As we were walking along the canal, M.R. told me the history of the Labias: half a century of abusive power, of gold plates being hurled from the windows, of virgin walls being entrusted to the talents of Tiepolo, of Zugno, of Magno, of Diziani; ruined by Napoleon, the Labias had handed over the building to the Lobkowitz family, until a South African tycoon, who, extraordinarily enough, was also called Labia, bought back this house in which he wished he had been born. As they were negotiating the sale, he is said to have made the following play on words: L’abbia o non l’abbia, sarò sempre Labia.2
We had to clamber over barricades of paintings that looked even bigger now that they had been taken down, and over consoles, their gilt fading, which were being carried down the stairs as the rooms that had been laid waste by the auctioneers were cleared. Stripped of their chandeliers, the ceilings revealed rat holes and brickwork in a deplorable condition, its stucco chipped and flaking, held together by worm-infested pillars. Hollow footsteps echoed on the uncarpeted floors. Here, shorn of its former livery — Italian footmen trussed in gold like maritime proveditors — labourers were knocking back flasks of wine.
The Baroque, that exuberance of joy, cannot cope with neglect.

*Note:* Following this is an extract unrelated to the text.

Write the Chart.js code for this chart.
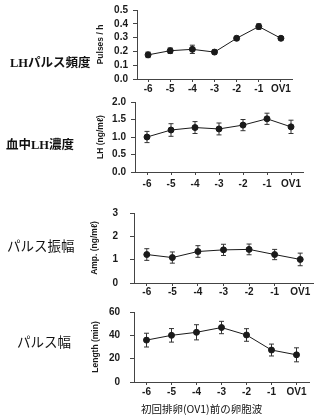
<!DOCTYPE html>
<html>
<head>
<meta charset="utf-8">
<script src="https://cdn.jsdelivr.net/npm/chart.js@4/dist/chart.umd.min.js"></script>
<style>
  html, body { margin: 0; padding: 0; background: #fff; }
  #wrap { position: relative; width: 321px; height: 419px; overflow: hidden; }
  #wrap canvas { position: absolute; left: 0; }
  .lbl { position: absolute; font-family: "Noto Sans CJK JP", sans-serif; font-size: 13.5px; line-height: 1; white-space: nowrap; color: #111; }
  .lat { font-family: "Liberation Serif", serif; font-weight: bold; }
  .bold { font-weight: bold; font-size: 12.5px; }
</style>
</head>
<body>
<div id="wrap">
  <canvas id="c1" width="321" height="100"></canvas>
  <canvas id="c2" width="321" height="100"></canvas>
  <canvas id="c3" width="321" height="100"></canvas>
  <canvas id="c4" width="321" height="100"></canvas>
  <div class="lbl bold" style="left:10px;top:56px;"><span class="lat">LH</span>パルス頻度</div>
  <div class="lbl bold" style="left:6px;top:138px;">血中<span class="lat">LH</span>濃度</div>
  <div class="lbl" style="left:7px;top:239px;">パルス振幅</div>
  <div class="lbl" style="left:17px;top:335px;">パルス幅</div>
  <div class="lbl" style="left:141px;top:404px;font-size:10.5px;">初回排卵(OV1)前の卵胞波</div>
</div>
<script>
// 卵胞波（初回排卵前）
const waves = ['-6', '-5', '-4', '-3', '-2', '-1', 'OV1'];

// LHパルス頻度 (pulses/h) 平均 ± SEM
const pulseFreq    = [0.175, 0.205, 0.215, 0.195, 0.295, 0.38, 0.295];
const pulseFreqSem = [0.02, 0.02, 0.03, 0.015, 0.015, 0.02, 0.012];
const pulseFreqTicks = [0, 0.1, 0.2, 0.3, 0.4, 0.5];

// 血中LH濃度 (ng/ml)
const lhConc    = [1.0, 1.2, 1.27, 1.23, 1.34, 1.52, 1.29];
const lhConcSem = [0.16, 0.18, 0.17, 0.17, 0.16, 0.16, 0.19];
const lhConcTicks = [0, 0.5, 1.0, 1.5, 2.0];

// パルス振幅 (ng/ml)
const pulseAmp    = [1.22, 1.09, 1.35, 1.42, 1.44, 1.22, 1.01];
const pulseAmpSem = [0.25, 0.24, 0.25, 0.24, 0.23, 0.22, 0.27];
const pulseAmpTicks = [0, 1, 2, 3];

// パルス幅 (min)
const pulseLen    = [35.9, 40.0, 42.6, 46.7, 40.3, 27.4, 23.3];
const pulseLenSem = [5.9, 5.8, 6.5, 5.3, 5.4, 5.1, 6.0];
const pulseLenTicks = [0, 20, 40, 60];

const INK = '#1a1a1a';
const tickFont = { family: 'Liberation Sans, Arial, sans-serif', size: 10, weight: 'bold' };
const titleFont = { family: 'Liberation Sans, Arial, sans-serif', size: 8.5, weight: 'bold' };

// 平均値の上下にSEMのエラーバーを描く
const errorBars = {
  id: 'errorBars',
  beforeDatasetsDraw(chart) {
    const ctx = chart.ctx;
    const y = chart.scales.y;
    chart.data.datasets.forEach((ds, i) => {
      const meta = chart.getDatasetMeta(i);
      ctx.save();
      ctx.strokeStyle = '#333';
      ctx.lineWidth = 1;
      meta.data.forEach((pt, j) => {
        const hi = y.getPixelForValue(ds.data[j] + ds.sem[j]);
        const lo = y.getPixelForValue(ds.data[j] - ds.sem[j]);
        ctx.beginPath();
        ctx.moveTo(pt.x, hi); ctx.lineTo(pt.x, lo);
        ctx.moveTo(pt.x - 2.5, hi); ctx.lineTo(pt.x + 2.5, hi);
        ctx.moveTo(pt.x - 2.5, lo); ctx.lineTo(pt.x + 2.5, lo);
        ctx.stroke();
      });
      ctx.restore();
    });
  }
};

// パネル配置: 軸の左右端・上下端(px)、y軸タイトル中心x、目盛りラベルの間隔
function makePanel(id, g, values, sem, ticks, decimals, title) {
  const padTop = 10, xH = 22;
  const canvas = document.getElementById(id);
  canvas.height = (g.bottom - g.top) + padTop + xH;
  canvas.style.top = (g.top - padTop) + 'px';
  const yW = g.left - (g.titleX - 9);

  new Chart(canvas, {
    type: 'line',
    data: {
      labels: waves,
      datasets: [{
        data: values,
        sem: sem,
        borderColor: INK,
        borderWidth: 1,
        pointRadius: 3,
        pointBackgroundColor: INK,
        pointBorderColor: INK,
        tension: 0,
        fill: false
      }]
    },
    options: {
      responsive: false,
      animation: false,
      layout: { padding: { top: padTop, bottom: 0, left: g.left - yW, right: 321 - g.right } },
      plugins: { legend: { display: false }, tooltip: { enabled: false } },
      scales: {
        x: {
          offset: true,
          afterFit: s => { s.height = xH; },
          grid: { drawOnChartArea: false, drawTicks: true, tickLength: 3, color: '#444' },
          border: { display: true, color: '#444', width: 1 },
          ticks: { color: INK, font: tickFont, padding: g.xPad, autoSkip: false, maxRotation: 0 }
        },
        y: {
          min: ticks[0],
          max: ticks[ticks.length - 1],
          afterFit: s => { s.width = yW; },
          afterBuildTicks: s => { s.ticks = ticks.map(v => ({ value: v })); },
          grid: { drawOnChartArea: false, drawTicks: true, tickLength: 4, color: '#444' },
          border: { display: true, color: '#444', width: 1 },
          ticks: { color: INK, font: tickFont, padding: g.yPad, autoSkip: false, callback: v => v.toFixed(decimals) },
          title: { display: true, text: title, color: INK, font: titleFont, padding: { top: 4, bottom: 0 } }
        }
      }
    },
    plugins: [errorBars]
  });
}

makePanel('c1', { left: 137, right: 292, top: 9, bottom: 79, titleX: 101, xPad: 1, yPad: 5 },
  pulseFreq, pulseFreqSem, pulseFreqTicks, 1, 'Pulses / h');
makePanel('c2', { left: 135, right: 303, top: 101, bottom: 172, titleX: 101, xPad: 3, yPad: 5 },
  lhConc, lhConcSem, lhConcTicks, 1, 'LH (ng/mℓ)');
makePanel('c3', { left: 134, right: 313, top: 205, bottom: 283, titleX: 95, xPad: 0, yPad: 12 },
  pulseAmp, pulseAmpSem, pulseAmpTicks, 0, 'Amp. (ng/mℓ)');
makePanel('c4', { left: 134, right: 309, top: 306, bottom: 382, titleX: 96, xPad: 1, yPad: 10 },
  pulseLen, pulseLenSem, pulseLenTicks, 0, 'Length (min)');
</script>
</body>
</html>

In the main courtyard, the international antique dealers, admired from a distance by the small traders from the alleys of Venice, had taken their places. Experts and dealers, who had flown in from Chelsea or Manhattan, magnifying glasses in hand, were swamped by a stream of noble effigies and horned doges, and mingled together amidst a Capernaum of off-stage operatics. Tax inspectors, Venetian fiscal authorities and spies from the Treasury and Customs and Excise departments watched the future bidders closely.